I held out my hand to Dwayne for a handshake, my small way of letting Carla know I was doing this because I felt it was the right thing to do and not because she’d threatened me. “I’ll do my best to help you figure out who murdered Jimmy.”
Chapter 5
The first question we needed to answer was one of motive.
Hopefully it was a motive that would point specifically to someone. The unfortunate truth about life on the streets was that the homeless were vulnerable. Jimmy could have been killed by another homeless person who thought he’d taken their spot or their jacket or looked at them the wrong way—especially if the murderer was high at the time.
If that were the situation, our chances of figuring out who was responsible were slimmer than the chances of me running around in a bathing suit during a Michigan winter.
“Did anyone have a problem with Jimmy?” I didn’t explicitly state anyone in the homeless community. Carla probably wouldn’t have reacted well if I did.

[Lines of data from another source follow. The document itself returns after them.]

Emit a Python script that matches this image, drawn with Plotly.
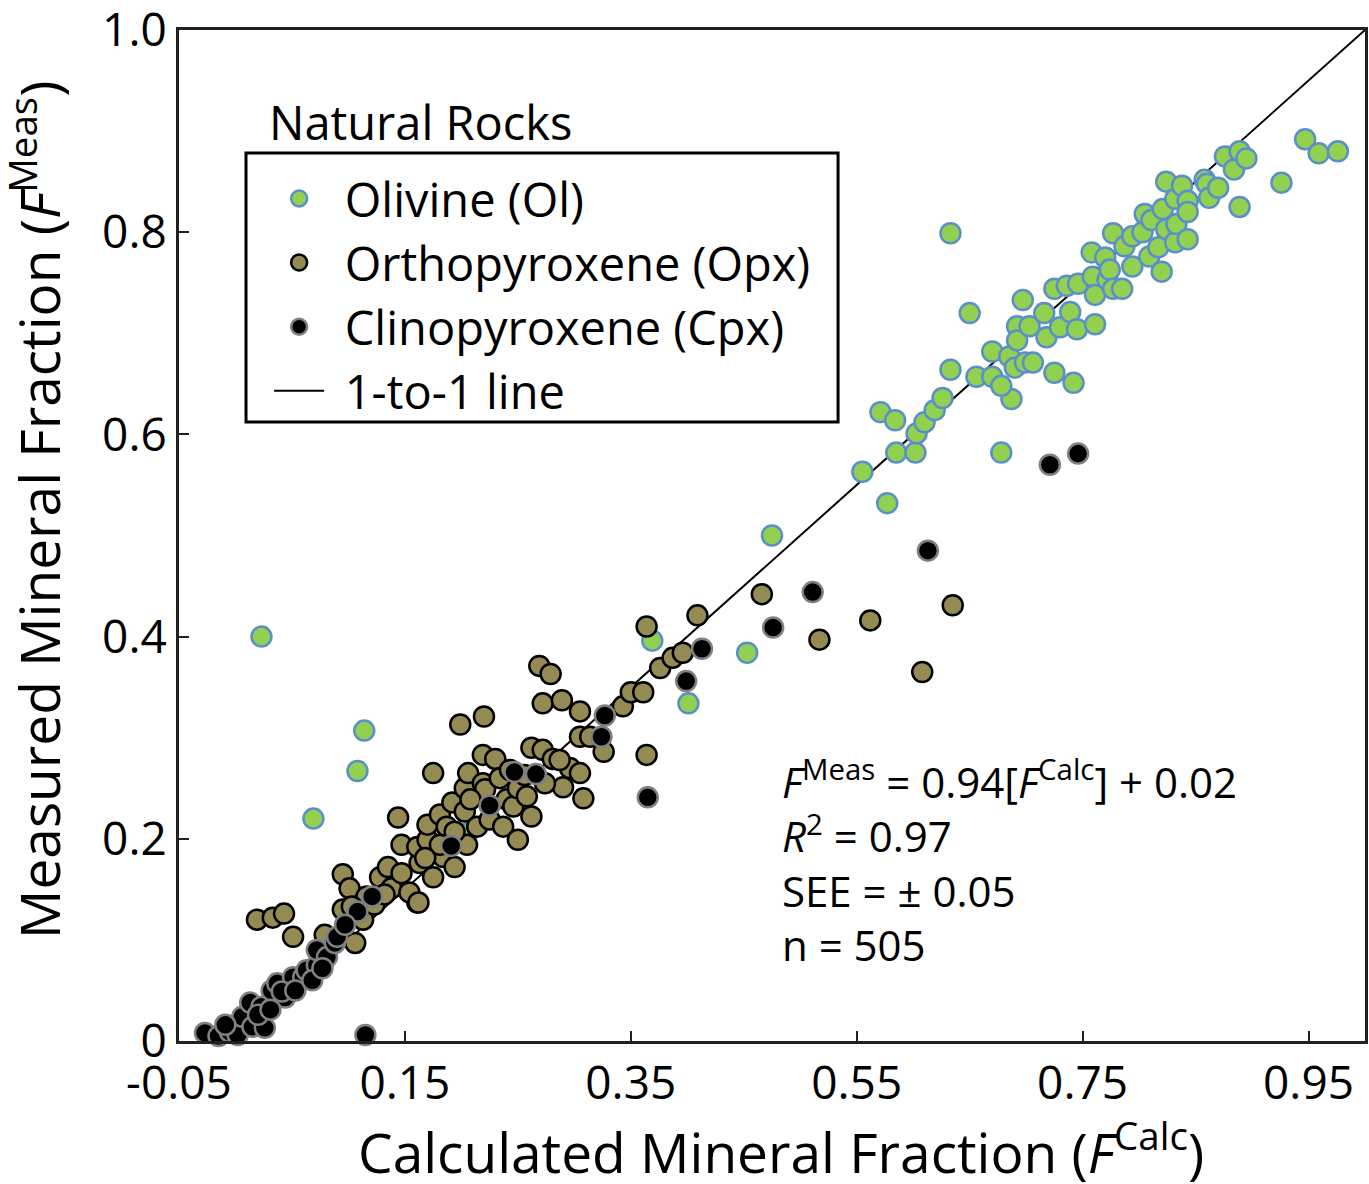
import plotly.graph_objects as go

# Olivine (Ol)
ol_calc = [0.023, 0.114, 0.108, 0.069, 0.369, 0.401, 0.453, 0.475, 0.555, 0.577,
           0.571, 0.584, 0.585, 0.602, 0.603, 0.610, 0.619, 0.626, 0.633, 0.633,
           0.650, 0.656, 0.670, 0.670, 0.678, 0.687, 0.678, 0.685, 0.690, 0.692,
           0.692, 0.697, 0.699, 0.703, 0.706, 0.716, 0.718, 0.725, 0.725, 0.730,
           0.736, 0.739, 0.742, 0.745, 0.746, 0.758, 0.759, 0.761, 0.761, 0.770,
           0.772, 0.774, 0.777, 0.785, 0.777, 0.787, 0.794, 0.794, 0.803, 0.805,
           0.809, 0.811, 0.817, 0.820, 0.821, 0.824, 0.824, 0.832, 0.832, 0.833,
           0.838, 0.843, 0.843, 0.843, 0.858, 0.860, 0.862, 0.870, 0.876, 0.884,
           0.889, 0.895, 0.889, 0.926, 0.947, 0.959, 0.976, 0.205]
ol_meas = [0.400, 0.307, 0.267, 0.220, 0.396, 0.334, 0.384, 0.500, 0.563, 0.532,
           0.622, 0.614, 0.582, 0.582, 0.601, 0.612, 0.624, 0.636, 0.664, 0.799,
           0.720, 0.657, 0.657, 0.682, 0.582, 0.635, 0.648, 0.677, 0.666, 0.707,
           0.693, 0.733, 0.671, 0.707, 0.671, 0.720, 0.696, 0.744, 0.661, 0.706,
           0.747, 0.721, 0.651, 0.704, 0.749, 0.780, 0.756, 0.738, 0.709, 0.775,
           0.753, 0.763, 0.744, 0.744, 0.799, 0.786, 0.766, 0.796, 0.800, 0.818,
           0.776, 0.812, 0.785, 0.761, 0.823, 0.850, 0.803, 0.833, 0.790, 0.808,
           0.846, 0.831, 0.820, 0.793, 0.852, 0.848, 0.834, 0.844, 0.875, 0.862,
           0.880, 0.873, 0.825, 0.849, 0.892, 0.878, 0.880, 0.205]

# Orthopyroxene (Opx)
opx_calc = [0.019, 0.033, 0.043, 0.051, 0.079, 0.095, 0.106, 0.113, 0.095, 0.101,
            0.116, 0.103, 0.161, 0.128, 0.135, 0.138, 0.147, 0.147, 0.144, 0.154,
            0.162, 0.163, 0.161, 0.175, 0.170, 0.170, 0.175, 0.181, 0.184, 0.187,
            0.192, 0.194, 0.199, 0.203, 0.203, 0.205, 0.206, 0.214, 0.219, 0.219,
            0.220, 0.221, 0.225, 0.230, 0.234, 0.237, 0.240, 0.246, 0.250, 0.250,
            0.258, 0.262, 0.262, 0.269, 0.279, 0.272, 0.272, 0.281, 0.289, 0.290,
            0.296, 0.305, 0.305, 0.305, 0.308, 0.314, 0.326, 0.343, 0.350, 0.361,
            0.364, 0.364, 0.376, 0.387, 0.396, 0.409, 0.466, 0.517, 0.562, 0.635,
            0.608, 0.243, 0.256, 0.274, 0.208, 0.194, 0.181, 0.168, 0.123, 0.132,
            0.287]
opx_meas = [0.120, 0.122, 0.126, 0.103, 0.105, 0.130, 0.097, 0.120, 0.165, 0.151,
            0.143, 0.133, 0.137, 0.162, 0.172, 0.151, 0.166, 0.194, 0.221, 0.147,
            0.137, 0.176, 0.192, 0.162, 0.199, 0.214, 0.265, 0.224, 0.182, 0.212,
            0.236, 0.172, 0.313, 0.250, 0.227, 0.194, 0.265, 0.212, 0.255, 0.283,
            0.321, 0.249, 0.219, 0.279, 0.260, 0.212, 0.239, 0.232, 0.250, 0.199,
            0.242, 0.222, 0.290, 0.371, 0.363, 0.334, 0.288, 0.279, 0.337, 0.251,
            0.270, 0.326, 0.301, 0.265, 0.240, 0.301, 0.286, 0.331, 0.345, 0.345,
            0.410, 0.283, 0.369, 0.379, 0.384, 0.421, 0.442, 0.397, 0.416, 0.431,
            0.365, 0.268, 0.263, 0.255, 0.239, 0.207, 0.194, 0.181, 0.135, 0.145,
            0.278]

# Clinopyroxene (Cpx)
cpx_calc = [-0.027, -0.015, -0.005, 0.002, 0.006, 0.015, 0.013, 0.023, 0.026, 0.032,
            0.037, 0.044, 0.051, 0.060, 0.063, 0.072, 0.072, 0.081, 0.088, 0.090,
            0.108, 0.121, 0.115, -0.009, 0.020, 0.031, 0.041, 0.053, 0.068, 0.077,
            0.097, 0.191, 0.225, 0.247, 0.266, 0.324, 0.327, 0.365, 0.399, 0.413,
            0.476, 0.511, 0.613, 0.721, 0.746]
cpx_meas = [0.008, 0.005, 0.009, 0.006, 0.024, 0.014, 0.038, 0.034, 0.013, 0.050,
            0.057, 0.043, 0.063, 0.063, 0.070, 0.075, 0.090, 0.083, 0.097, 0.103,
            0.128, 0.143, 0.006, 0.016, 0.026, 0.031, 0.049, 0.050, 0.060, 0.072,
            0.115, 0.193, 0.233, 0.266, 0.264, 0.301, 0.322, 0.241, 0.356, 0.388,
            0.409, 0.444, 0.485, 0.570, 0.581]

# 1-to-1 line
line_x = [-0.05, 1.0]
line_y = [-0.05, 1.0]

x_ticks = [-0.05, 0.15, 0.35, 0.55, 0.75, 0.95]
x_ticktext = ["-0.05", "0.15", "0.35", "0.55", "0.75", "0.95"]
y_ticks = [0, 0.2, 0.4, 0.6, 0.8, 1.0]
y_ticktext = ["0", "0.2", "0.4", "0.6", "0.8", "1.0"]

FONT = "Open Sans"
AXC = "#231f20"
PAD = "\u2009\u2009"

fig = go.Figure()
fig.add_trace(go.Scatter(x=line_x, y=line_y, mode="lines", name=PAD + "1-to-1 line",
                         line=dict(color="black", width=2), legendrank=4))
fig.add_trace(go.Scatter(x=ol_calc, y=ol_meas, mode="markers", name=PAD + "Olivine (Ol)",
                         marker=dict(size=20, color="#92d050", line=dict(color="#5b8fcb", width=2.5)),
                         cliponaxis=False, legendrank=1))
fig.add_trace(go.Scatter(x=opx_calc, y=opx_meas, mode="markers", name=PAD + "Orthopyroxene (Opx)",
                         marker=dict(size=20, color="#948a54", line=dict(color="black", width=2.5)),
                         cliponaxis=False, legendrank=2))
fig.add_trace(go.Scatter(x=cpx_calc, y=cpx_meas, mode="markers", name=PAD + "Clinopyroxene (Cpx)",
                         marker=dict(size=20, color="black", line=dict(color="#808080", width=2.5)),
                         cliponaxis=False, legendrank=3))

fig.update_layout(
    width=1369, height=1184,
    margin=dict(l=179, r=4, t=30, b=143, autoexpand=False),
    paper_bgcolor="white", plot_bgcolor="white",
    font=dict(family=FONT, color="black"),
    showlegend=True,
    legend=dict(x=0.076, y=0.87, xanchor="left", yanchor="top",
                font=dict(size=47, family=FONT), itemwidth=50,
                bgcolor="rgba(0,0,0,0)", borderwidth=0),
    xaxis=dict(range=[-0.05, 1.0], tickvals=x_ticks, ticktext=x_ticktext,
               ticks="inside", ticklen=10, tickwidth=2, tickcolor=AXC,
               showline=True, linewidth=3, linecolor=AXC, mirror=True,
               showgrid=False, zeroline=False, ticklabeloverflow="allow",
               automargin=False, tickfont=dict(size=46, family=FONT)),
    yaxis=dict(range=[0, 1.0], tickvals=y_ticks, ticktext=y_ticktext,
               ticks="inside", ticklen=10, tickwidth=2, tickcolor=AXC,
               showline=True, linewidth=3, linecolor=AXC, mirror=True,
               showgrid=False, zeroline=False, ticklabeloverflow="allow",
               automargin=False, tickfont=dict(size=46, family=FONT)),
    shapes=[dict(type="rect", xref="paper", yref="paper",
                 x0=0.0565, x1=0.5557, y0=0.6123, y1=0.8783,
                 line=dict(color="black", width=3))],
    annotations=[
        dict(text="Natural Rocks", xref="paper", yref="paper", x=0.0742, y=0.909,
             xanchor="left", yanchor="middle", showarrow=False,
             font=dict(size=47, family=FONT)),
        dict(text="<i>F</i><sup>Meas</sup> = 0.94[<i>F</i><sup>Calc</sup>] + 0.02<br>"
                  "<i>R</i><sup>2</sup> = 0.97<br>SEE = ± 0.05<br>n = 505",
             xref="x", yref="y", x=0.482, y=0.178, xanchor="left", yanchor="middle",
             align="left", showarrow=False, font=dict(size=42, family=FONT)),
        dict(text="Calculated Mineral Fraction (<i>F</i><sup>Calc</sup>)",
             xref="paper", yref="paper", x=(781 - 179) / 1186, y=-(1149 - 1041) / 1011,
             xanchor="center", yanchor="middle", showarrow=False,
             font=dict(size=55, family=FONT)),
        dict(text="Measured Mineral Fraction (<i>F</i><sup>Meas</sup>)",
             xref="paper", yref="paper", x=-(179 - 36) / 1186, y=1 - (510 - 30) / 1011,
             xanchor="center", yanchor="middle", textangle=-90, showarrow=False,
             font=dict(size=55, family=FONT)),
    ],
)

fig.write_html("out.html")
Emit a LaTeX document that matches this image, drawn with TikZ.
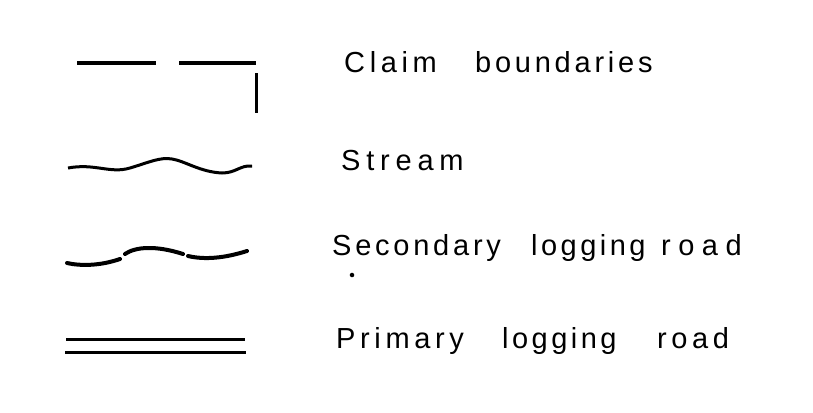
\documentclass[tikz,border=0pt]{standalone}
\usepackage{fontspec}
\setmainfont{Liberation Sans}[LetterSpace=16]
\newcommand{\wordbox}[2]{\makebox[#1][l]{#2}}
\newcommand{\spaced}[2]{{\addfontfeature{LetterSpace=#1}#2}}
\begin{document}
\begin{tikzpicture}[x=1pt,y=-1pt,
  lbl/.style={anchor=base west,inner sep=0pt,font=\fontsize{29}{32}\selectfont},
  thin line/.style={line width=3pt},
  road/.style={line width=4pt,line cap=round}]
\useasboundingbox (0,0) rectangle (813,412);
% Claim boundaries
\coordinate (c1) at (77,63);
\coordinate (c2) at (156,63);
\coordinate (c3) at (179,63);
\coordinate (c4) at (256,63);
\coordinate (c5) at (256,73);
\coordinate (c6) at (256,113);
\draw[thin line] (c1) -- (c2);
\draw[thin line] (c3) -- (c4);
\draw[thin line] (c5) -- (c6);
\node[lbl] (claim) at (344,72) {\wordbox{131pt}{Claim}\spaced{13}{boundaries}};
% Stream
\coordinate (s1) at (68,168);
\coordinate (s2) at (252,166);
\draw[thin line] (s1) .. controls (95,163) and (110,174) .. (130,168)
  .. controls (150,162) and (160,157) .. (172,159)
  .. controls (185,161) and (200,172) .. (222,173)
  .. controls (236,173) and (240,165) .. (s2);
\node[lbl] (stream) at (341,170) {\spaced{20}{Stream}};
% Secondary logging road
\coordinate (r1) at (67,263);
\coordinate (r2) at (120,259);
\coordinate (r3) at (125,254);
\coordinate (r4) at (183,254);
\coordinate (r5) at (188,256);
\coordinate (r6) at (247,251);
\draw[road] (r1) .. controls (80,266) and (100,266) .. (r2);
\draw[road] (r3) .. controls (135,247) and (155,245) .. (r4);
\draw[road] (r5) .. controls (205,260) and (225,258) .. (r6);
\node[lbl] (secondary) at (332,255) {\wordbox{199pt}{\spaced{13}{Secondary}}\wordbox{130pt}{\spaced{12}{logging}}\spaced{26}{road}};
\node[circle,fill,inner sep=1.6pt] (dot) at (352,275) {};
% Primary logging road
\coordinate (p1) at (66,339);
\coordinate (p2) at (245,339);
\coordinate (p3) at (65,352);
\coordinate (p4) at (246,352);
\draw[thin line] (p1) -- (p2);
\draw[thin line] (p3) -- (p4);
\node[lbl] (primary) at (336,348) {\wordbox{166pt}{Primary}\wordbox{155pt}{\spaced{12}{logging}}road};
\end{tikzpicture}
\end{document}
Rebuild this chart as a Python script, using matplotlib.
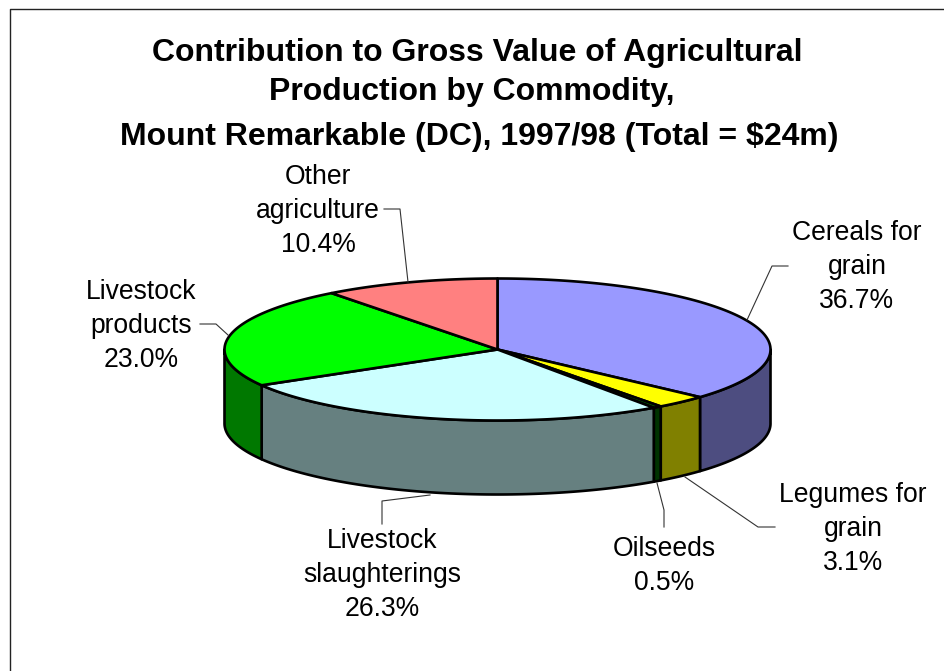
"""Contribucion por producto: torta 3D dibujada con poligonos."""

import matplotlib

matplotlib.use("Agg")
import matplotlib.pyplot as plt
from matplotlib.patches import Polygon
import numpy as np

plt.rcParams["font.family"] = ["Liberation Sans", "DejaVu Sans"]

TITULO = [
    "Contribution to Gross Value of Agricultural",
    "Production by Commodity,",
    "Mount Remarkable (DC), 1997/98 (Total = $24m)",
]
categorias = [
    "Cereals for\ngrain",
    "Legumes for\ngrain",
    "Oilseeds",
    "Livestock\nslaughterings",
    "Livestock\nproducts",
    "Other\nagriculture",
]
valores = [36.7, 3.1, 0.5, 26.3, 23.0, 10.4]

colores_top = ["#9999FF", "#FFFF00", "#006600", "#CCFFFF", "#00FF00", "#FF8080"]
colores_lado = ["#4D4D80", "#808000", "#003300", "#668080", "#007800", "#804040"]

# geometria en pixeles de la imagen
CX, CY = 497.5, 349.5
RX, RY = 273, 71
ALTO = 74

pos_titulo = [(477, 53), (472, 92), (479, 137)]
pos_etiquetas = [(857, 267), (853, 529), (664, 566), (382, 575), (141, 326), (318, 211)]
guias = [
    [(747, 320), (772, 266), (788, 266)],
    [(685, 477), (758, 527), (775, 527)],
    [(657, 483), (664, 510), (664, 527)],
    [(430, 495), (382, 501), (382, 524)],
    [(228, 335), (216, 324), (200, 324)],
    [(408, 282), (400, 209), (384, 209)],
]


def punto(angulo, dy=0):
    # angulo en grados, horario desde arriba
    a = np.radians(angulo)
    return CX + RX * np.sin(a), CY - RY * np.cos(a) + dy


def arco(a0, a1, dy=0):
    angulos = np.linspace(a0, a1, max(int(abs(a1 - a0) * 2), 2))
    return [punto(a, dy) for a in angulos]


fig = plt.figure(figsize=(9.44, 6.71), dpi=100)
ax = fig.add_axes([0, 0, 1, 1])
ax.set_xlim(0, 944)
ax.set_ylim(671, 0)
ax.axis("off")

# borde del area del grafico
ax.plot([9.5, 9.5, 944], [671, 9, 9], color="#222222", lw=1.0, solid_capstyle="butt")

cortes = np.concatenate([[0], np.cumsum(valores)]) * 3.6
cortes[-1] = 360

# caras laterales visibles (de 90 a 270 grados)
for i, color in enumerate(colores_lado):
    a0 = max(cortes[i], 90)
    a1 = min(cortes[i + 1], 270)
    if a1 <= a0:
        continue
    cara = arco(a0, a1) + arco(a1, a0, ALTO)
    ax.add_patch(Polygon(cara, closed=True, facecolor=color, edgecolor="black", lw=1.9, joinstyle="round"))

# caras superiores
for i, color in enumerate(colores_top):
    sector = [(CX, CY)] + arco(cortes[i], cortes[i + 1])
    ax.add_patch(Polygon(sector, closed=True, facecolor=color, edgecolor="black", lw=1.9, joinstyle="round"))

for linea, (x, y) in zip(TITULO, pos_titulo):
    ax.text(x, y, linea, ha="center", va="center", fontsize=23, fontweight="bold", color="black")

for guia in guias:
    xs, ys = zip(*guia)
    ax.plot(xs, ys, color="#333333", lw=0.8)

for nombre, valor, (x, y) in zip(categorias, valores, pos_etiquetas):
    texto = f"{nombre}\n{valor:.1f}%"
    ax.text(x, y, texto, ha="center", va="center", fontsize=19.1, color="black", linespacing=1.4)

fig.savefig("out.png", dpi=100, facecolor="white")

Dwayne looked perkier with every cup of coffee I poured into him. “Not one of us. Jimmy was careful not to take anyone’s spot, and everyone liked him ’cause he shared what he found.”
“He didn’t always share.” Carla’s voice turned grumpy again. “Sometimes he kept it for himself.”
Dwayne scowled at her. “Sometimes you keep stuff for yourself, too.”
I got the impression that Jimmy and Carla’s marriage hadn’t been a happy one. It made me wonder who Dwayne was. He didn’t look enough like either of them to be their son, and I didn’t see enough affection between
him and Carla for him to be her lover. In fact, they barely seemed to like each other. The only thing that brought them together appeared to be Jimmy.
And they both believed that he’d been murdered and also that no one had a motive to murder him. That wouldn’t make his killer easy to find.
One valuable thing I’d taken away from being married to an FBI agent was that sometimes you had to ask potential suspects the same thing in different ways before you got the truth.
“What about arguments? Did Jimmy recently disagree with anyone?”
Dwayne glanced at Carla. For a second, I thought he was going to tell me that she was the one Jimmy fought with the most.
That was probably me projecting my dislike for Carla onto him.
He brought his coffee mug to his lips and then pulled it away, squinting inside as if caught off guard that the coffee was gone. “He had a loud argument with the manager of the mission where we usually stay. She doesn’t usually argue with no one. He was so angry he refused to go back.”
“He was selfish.” Carla eyed my fridge but didn’t make a move for it again. “We had to walk an extra half hour, and the other place doesn’t have as good of food.”
The argument must have been something serious for Jimmy to walk that far every day in the winter. They couldn’t just change locations, either. Jimmy had his dumpster routes and begging spots. Moving into another territory could have stepped on toes and gotten him killed. That he’d rather walk than risk that supported Dwayne’s assessment of him as smart.
Whatever he’d argued with the manager about must have been serious. Maybe even serious enough to get him killed.
* * *
We decided the best way to find out what might be happening behind the scenes at the mission was for me to volunteer. I wasn’t selling enough cupcakes while sitting on the streets to cover what I was spending in fuel to stay warm. By volunteering at the shelter during the day, I’d actually come out ahead. I might even get a free meal out of it.